Pictures in the data should be dropped; transcribe exactly the lines from the one that has "Convert this chart" through the one that has "w.set_zorder(3 * rank[i] + 1)".

━━━━━ PROVIDED DATA

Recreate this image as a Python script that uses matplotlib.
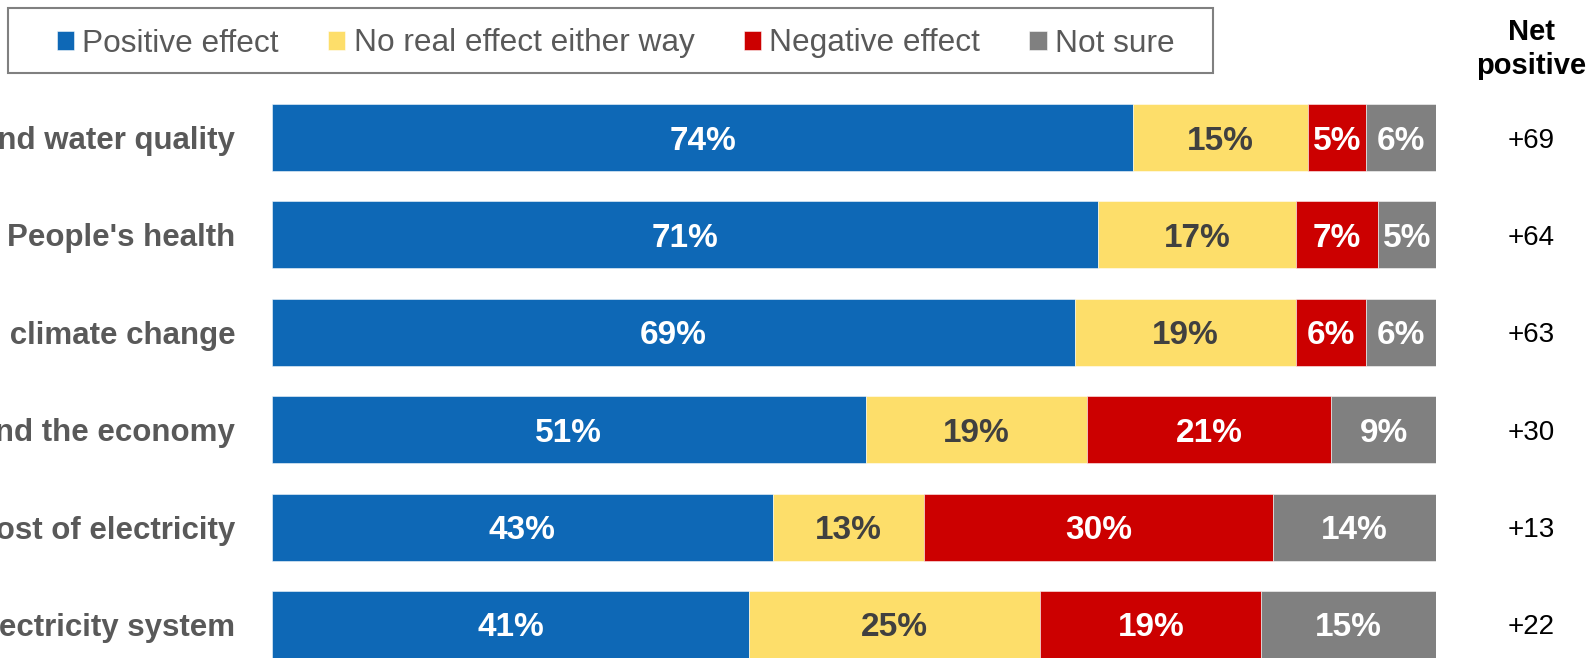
import numpy as np
import matplotlib
matplotlib.use("Agg")
import matplotlib.pyplot as plt
from matplotlib.patches import Rectangle

plt.rcParams['font.family'] = ['Liberation Sans', 'DejaVu Sans']

categories = ["Air and water quality", "People's health", "Tackling climate change",
              "Jobs and the economy", "The cost of electricity",
              "Reliability of the electricity system"]
positive = [74, 71, 69, 51, 43, 41]
no_effect = [15, 17, 19, 19, 13, 25]
negative = [5, 7, 6, 21, 30, 19]
not_sure = [6, 5, 6, 9, 14, 15]
net_positive = ["+69", "+64", "+63", "+30", "+13", "+22"]

series_names = ["Positive effect", "No real effect either way", "Negative effect", "Not sure"]
colors = ["#0E68B6", "#FDDE6A", "#CC0000", "#808080"]
label_colors = ["white", "#404040", "white", "white"]

W, H = 1591, 658
fig = plt.figure(figsize=(W / 100, H / 100), dpi=100)
ax = fig.add_axes([272 / W, 0, 1164 / W, 1])

y = np.arange(len(categories))
left = np.zeros(len(categories))
bars = []
for vals, name, col, lc in zip([positive, no_effect, negative, not_sure],
                               series_names, colors, label_colors):
    b = ax.barh(y, vals, left=left, height=0.688, color=col, label=name,
                edgecolor=(1, 1, 1, 0.6), linewidth=0.6)
    anns = ax.bar_label(b, labels=[f"{v}%" for v in vals], label_type='center',
                        color=lc, fontsize=24, fontweight='bold')
    for a in anns:
        a.set_va('center_baseline')
    bars.append(b)
    left += np.array(vals)

ax.set_xlim(0, 100)
ax.set_ylim(5.344, -1.412)
ax.set_yticks(y, labels=categories)
ax.tick_params(axis='y', length=0, pad=26.5, labelsize=22.5, labelcolor='#595959')
for t in ax.get_yticklabels():
    t.set_fontweight('bold')
    t.set_va('center_baseline')
ax.set_xticks([])
for s in ax.spines.values():
    s.set_visible(False)

# net positive column
for yi, n in zip(y, net_positive):
    ax.text(108.2, yi, n, ha='center', va='center_baseline', fontsize=20,
            color='black', clip_on=False)
fig.text(1531 / W, 1 - 49 / H, "Net\npositive", ha='center', va='center',
         fontsize=21, fontweight='bold', color='black', linespacing=1.3)

# legend
fig.patches.append(Rectangle((8 / W, 1 - 73 / H), 1205 / W, 65 / H,
                             transform=fig.transFigure, fill=False,
                             edgecolor='#808080', linewidth=1.5))
fig.legend(handles=bars, labels=series_names, ncol=4, loc='center left',
           bbox_to_anchor=(41 / W, 1 - 43.5 / H), frameon=False, borderpad=0,
           fontsize=22.8, labelcolor='#595959', handlelength=0.55,
           handleheight=0.55, handletextpad=0.26, columnspacing=1.55)

fig.savefig("out.png", dpi=100)
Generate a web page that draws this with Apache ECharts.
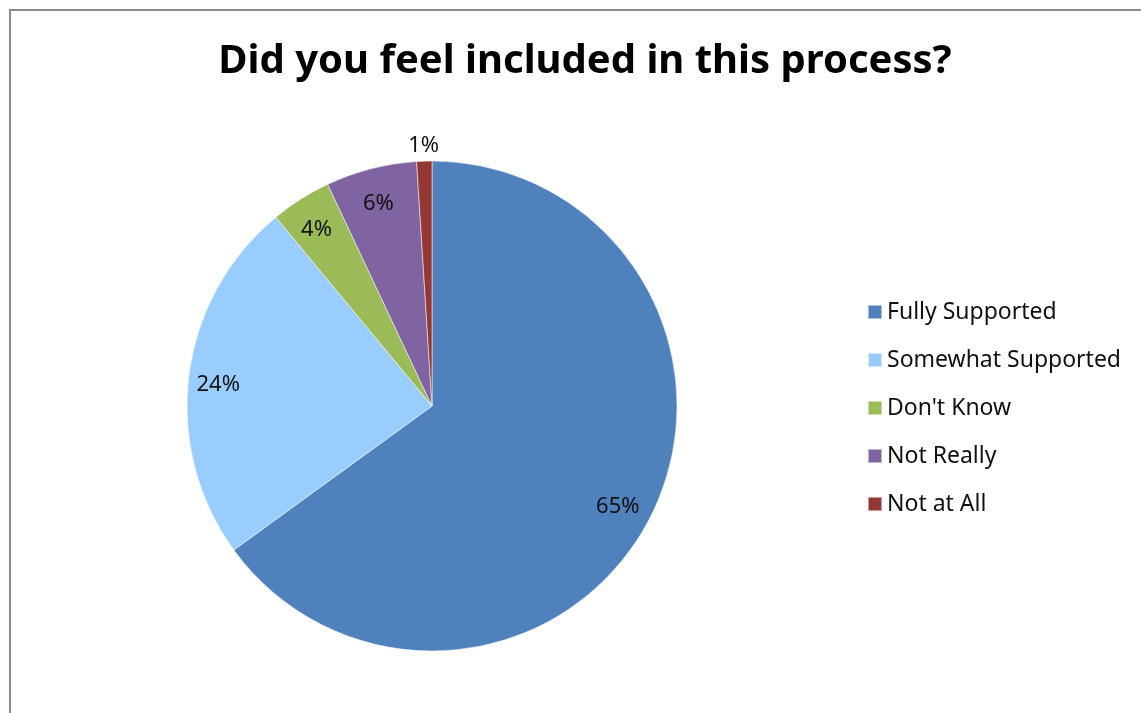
<!DOCTYPE html>
<html>
<head>
<meta charset="utf-8">
<script src="https://cdn.jsdelivr.net/npm/echarts@6/dist/echarts.min.js"></script>
<style>
  html, body { margin: 0; padding: 0; background: #fff; }
  #chart { width: 1141px; height: 713px; }
</style>
</head>
<body>
<div id="chart"></div>
<script>
// Survey responses
const categories = ['Fully Supported', 'Somewhat Supported', "Don't Know", 'Not Really', 'Not at All'];
const percents = [65, 24, 4, 6, 1];
const sliceColors = ['#4F81BD', '#99CCFF', '#9BBB59', '#8064A2', '#953735'];
const titleText = 'Did you feel included in this process?';

const FONT = '"Noto Sans", "Open Sans", sans-serif';
const center = [432, 406];
const R = 245;

const pieData = categories.map((name, i) => ({
  name,
  value: percents[i],
  itemStyle: { color: sliceColors[i] }
}));

// Transparent rings that carry the percentage labels at a chosen distance
// from the centre; each ring only shows the labels picked by `keep`.
function labelRing(inner, outer, keep) {
  return {
    type: 'pie',
    center: center,
    radius: [inner, outer],
    startAngle: 90,
    clockwise: true,
    silent: true,
    data: categories.map((name, i) => ({
      name,
      value: percents[i],
      itemStyle: { color: 'rgba(0,0,0,0)' },
      label: { show: keep(i) }
    })),
    label: {
      position: 'inside',
      formatter: '{c}%',
      fontFamily: FONT,
      fontSize: 22,
      color: '#111'
    },
    labelLayout: { dy: 6 },
    labelLine: { show: false },
    emphasis: { disabled: true }
  };
}

const chart = echarts.init(document.getElementById('chart'), null, { renderer: 'canvas' });
chart.setOption({
  backgroundColor: '#ffffff',
  animation: false,
  title: {
    text: titleText,
    left: 580,
    textAlign: 'center',
    top: 37,
    textStyle: { fontFamily: FONT, fontWeight: 'bold', fontSize: 40, color: '#000' }
  },
  legend: {
    orient: 'vertical',
    left: 862,
    top: 295,
    itemWidth: 14,
    itemHeight: 14,
    itemGap: 24,
    itemTextGap: 8,
    icon: 'rect',
    data: categories,
    textStyle: { fontFamily: FONT, fontSize: 23, lineHeight: 24, color: '#111' }
  },
  graphic: [{
    type: 'polyline',
    shape: { points: [[10, 760], [10, 10], [1200, 10]] },
    style: { stroke: '#8a8a8a', lineWidth: 2, fill: null },
    silent: true
  }],
  series: [
    {
      type: 'pie',
      center: center,
      radius: [0, R],
      startAngle: 90,
      clockwise: true,
      data: pieData,
      label: { show: false },
      labelLine: { show: false },
      itemStyle: { borderColor: 'rgba(255,255,255,0.5)', borderWidth: 1 },
      emphasis: { disabled: true }
    },
    labelRing(166, R, i => i === 0),
    labelRing(180, R, i => i > 0 && percents[i] >= 2),
    labelRing(R, 281, i => percents[i] < 2)
  ]
});
</script>
</body>
</html>
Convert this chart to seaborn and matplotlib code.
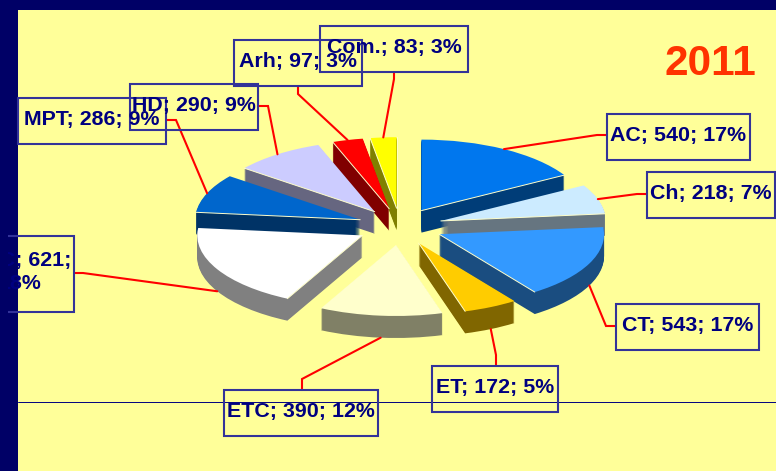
import numpy as np
import seaborn as sns
import matplotlib.pyplot as plt
from matplotlib.patches import Rectangle

names = ['AC', 'Ch', 'CT', 'ET', 'ETC', 'MTC', 'MPT', 'HD', 'Arh', 'Com.']
values = [540, 218, 543, 172, 390, 621, 286, 290, 97, 83]
percents = [17, 7, 17, 5, 12, 18, 9, 9, 3, 3]
year = '2011'

top_colors = ['#0077EE', '#CCEBFF', '#3399FF', '#FFCC00', '#FFFFCC',
              '#FFFFFF', '#0066CC', '#CCCCFF', '#FF0000', '#FFFF00']
wall_colors = ['#003D78', '#667580', '#1A4D80', '#806600', '#808066',
               '#808080', '#003366', '#666680', '#800000', '#808000']

# back to front
draw_order = [9, 8, 7, 0, 6, 1, 2, 5, 3, 4]

sns.set_theme(style='white')
plt.rcParams['font.family'] = ['Liberation Sans', 'DejaVu Sans']

W, H = 776, 471
BG = '#FFFF99'
NAVY = '#000066'
TXT = '#000080'
BOX = '#333399'
RX, RY = 165.0, 71.0      # pixels per pie unit
CX, CY = 400.0, 226.6     # pie centre in pixels
DEPTH = 22                # wall height in pixels

fig = plt.figure(figsize=(W / 100, H / 100), dpi=100, facecolor=BG)
ax = fig.add_axes([0, 0, 1, 1])
over = fig.add_axes([0, 0, 1, 1])
over.set_xlim(0, W)
over.set_ylim(H, 0)
over.axis('off')
over.patch.set_visible(False)

# frame
over.axvspan(0, 18, color=NAVY, lw=0, zorder=0)
over.axhspan(0, 10, color=NAVY, lw=0, zorder=0)
over.plot([18, W], [402, 402], color=TXT, lw=0.7, zorder=1)

explode = [0.26] * len(values)
rank = {s: i for i, s in enumerate(draw_order)}

# walls: same pie stacked downwards
for step in range(DEPTH, 0, -1):
    wedges, _ = ax.pie(values, explode=explode, startangle=90, counterclock=False,
                       colors=sns.color_palette(wall_colors),
                       center=(0, -step / RY), wedgeprops=dict(lw=0))
    for i, w in enumerate(wedges):
        w.set_zorder(3 * rank[i] + 1)

wedges, _ = ax.pie(values, explode=explode, startangle=90, counterclock=False,
                   colors=sns.color_palette(top_colors), wedgeprops=dict(lw=0))
for i, w in enumerate(wedges):
    w.set_zorder(3 * rank[i] + 2)
    # pale rim on the radial edges that have a wall under them
    cos1 = np.cos(np.deg2rad(w.theta1))
    cos2 = np.cos(np.deg2rad(w.theta2))
    for theta, visible in ((w.theta1, cos1 > 0), (w.theta2, cos2 < 0)):
        if visible:
            a = np.deg2rad(theta)
            ax.plot([w.center[0], w.center[0] + np.cos(a)],
                    [w.center[1], w.center[1] + np.sin(a)],
                    color='#FFFFCC', lw=0.7, zorder=3 * rank[i] + 3)

ax.set_aspect('auto')
ax.set_xlim(-CX / RX, (W - CX) / RX)
ax.set_ylim(-(H - CY) / RY, CY / RY)
ax.axis('off')
ax.patch.set_visible(False)

# label boxes: left, right, top, bottom
boxes = [(606.5, 750, 114, 160), (646.5, 775, 172, 218), (616, 759, 304, 350),
         (432, 558, 366, 412), (224, 378, 390, 436), (-34, 74, 236, 312),
         (18, 166, 98, 144), (130, 258, 84, 130), (234, 362, 40, 86),
         (320, 468, 26, 72)]
# leader elbows: bend, then the point on the box
elbows = [((597, 135), (606, 135)), ((637, 194), (646, 194)), ((606, 326), (616, 326)),
          ((496, 355), (496, 366)), ((302, 379), (302, 390)), ((83, 273), (74, 273)),
          ((176, 120), (166, 120)), ((268, 106), (258, 106)), ((298, 94), (298, 86)),
          ((394, 79), (394, 72))]

labels = [f'{n}; {v}; {p}%' for n, v, p in zip(names, values, percents)]
labels[5] = f'{names[5]}; {values[5]};\n{percents[5]}%'

clip = Rectangle((8, 0), W, H, transform=over.transData)
to_over = ax.transData + over.transData.inverted()

for i, w in enumerate(wedges):
    mid = np.deg2rad((w.theta1 + w.theta2) / 2)
    px, py = to_over.transform((w.center[0] + np.cos(mid), w.center[1] + np.sin(mid)))
    if np.sin(mid) < 0:
        py += DEPTH
    bend, end = elbows[i]
    over.plot([px, bend[0], end[0]], [py, bend[1], end[1]], color='#FF0000', lw=1.5,
              solid_joinstyle='miter', zorder=3)

    x0, x1, y0, y1 = boxes[i]
    r = Rectangle((x0, y0), x1 - x0, y1 - y0, fill=False, ec=BOX, lw=1.5, zorder=4)
    over.add_patch(r)
    r.set_clip_path(clip)
    t = over.text((x0 + x1) / 2, (y0 + y1) / 2 - 2, labels[i], ha='center', va='center',
                  color=TXT, fontsize=15.4, fontweight='bold', linespacing=1.3,
                  zorder=5, clip_on=True)
    t.set_clip_path(clip)

over.text(710, 64, year, ha='center', va='center', color='#FF3300',
          fontsize=30.5, fontweight='bold', zorder=5)

fig.savefig('out.png', dpi=100, facecolor=BG)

━━━━━━━━━━

» REPLY
Convert this chart to seaborn and matplotlib code.
import numpy as np
import seaborn as sns
import matplotlib.pyplot as plt
from matplotlib.patches import Rectangle

names = ['AC', 'Ch', 'CT', 'ET', 'ETC', 'MTC', 'MPT', 'HD', 'Arh', 'Com.']
values = [540, 218, 543, 172, 390, 621, 286, 290, 97, 83]
percents = [17, 7, 17, 5, 12, 18, 9, 9, 3, 3]
year = '2011'

top_colors = ['#0077EE', '#CCEBFF', '#3399FF', '#FFCC00', '#FFFFCC',
              '#FFFFFF', '#0066CC', '#CCCCFF', '#FF0000', '#FFFF00']
wall_colors = ['#003D78', '#667580', '#1A4D80', '#806600', '#808066',
               '#808080', '#003366', '#666680', '#800000', '#808000']

# back to front
draw_order = [9, 8, 7, 0, 6, 1, 2, 5, 3, 4]

sns.set_theme(style='white')
plt.rcParams['font.family'] = ['Liberation Sans', 'DejaVu Sans']

W, H = 776, 471
BG = '#FFFF99'
NAVY = '#000066'
TXT = '#000080'
BOX = '#333399'
RX, RY = 165.0, 71.0      # pixels per pie unit
CX, CY = 400.0, 226.6     # pie centre in pixels
DEPTH = 22                # wall height in pixels

fig = plt.figure(figsize=(W / 100, H / 100), dpi=100, facecolor=BG)
ax = fig.add_axes([0, 0, 1, 1])
over = fig.add_axes([0, 0, 1, 1])
over.set_xlim(0, W)
over.set_ylim(H, 0)
over.axis('off')
over.patch.set_visible(False)

# frame
over.axvspan(0, 18, color=NAVY, lw=0, zorder=0)
over.axhspan(0, 10, color=NAVY, lw=0, zorder=0)
over.plot([18, W], [402, 402], color=TXT, lw=0.7, zorder=1)

explode = [0.26] * len(values)
rank = {s: i for i, s in enumerate(draw_order)}

# walls: same pie stacked downwards
for step in range(DEPTH, 0, -1):
    wedges, _ = ax.pie(values, explode=explode, startangle=90, counterclock=False,
                       colors=sns.color_palette(wall_colors),
                       center=(0, -step / RY), wedgeprops=dict(lw=0))
    for i, w in enumerate(wedges):
        w.set_zorder(3 * rank[i] + 1)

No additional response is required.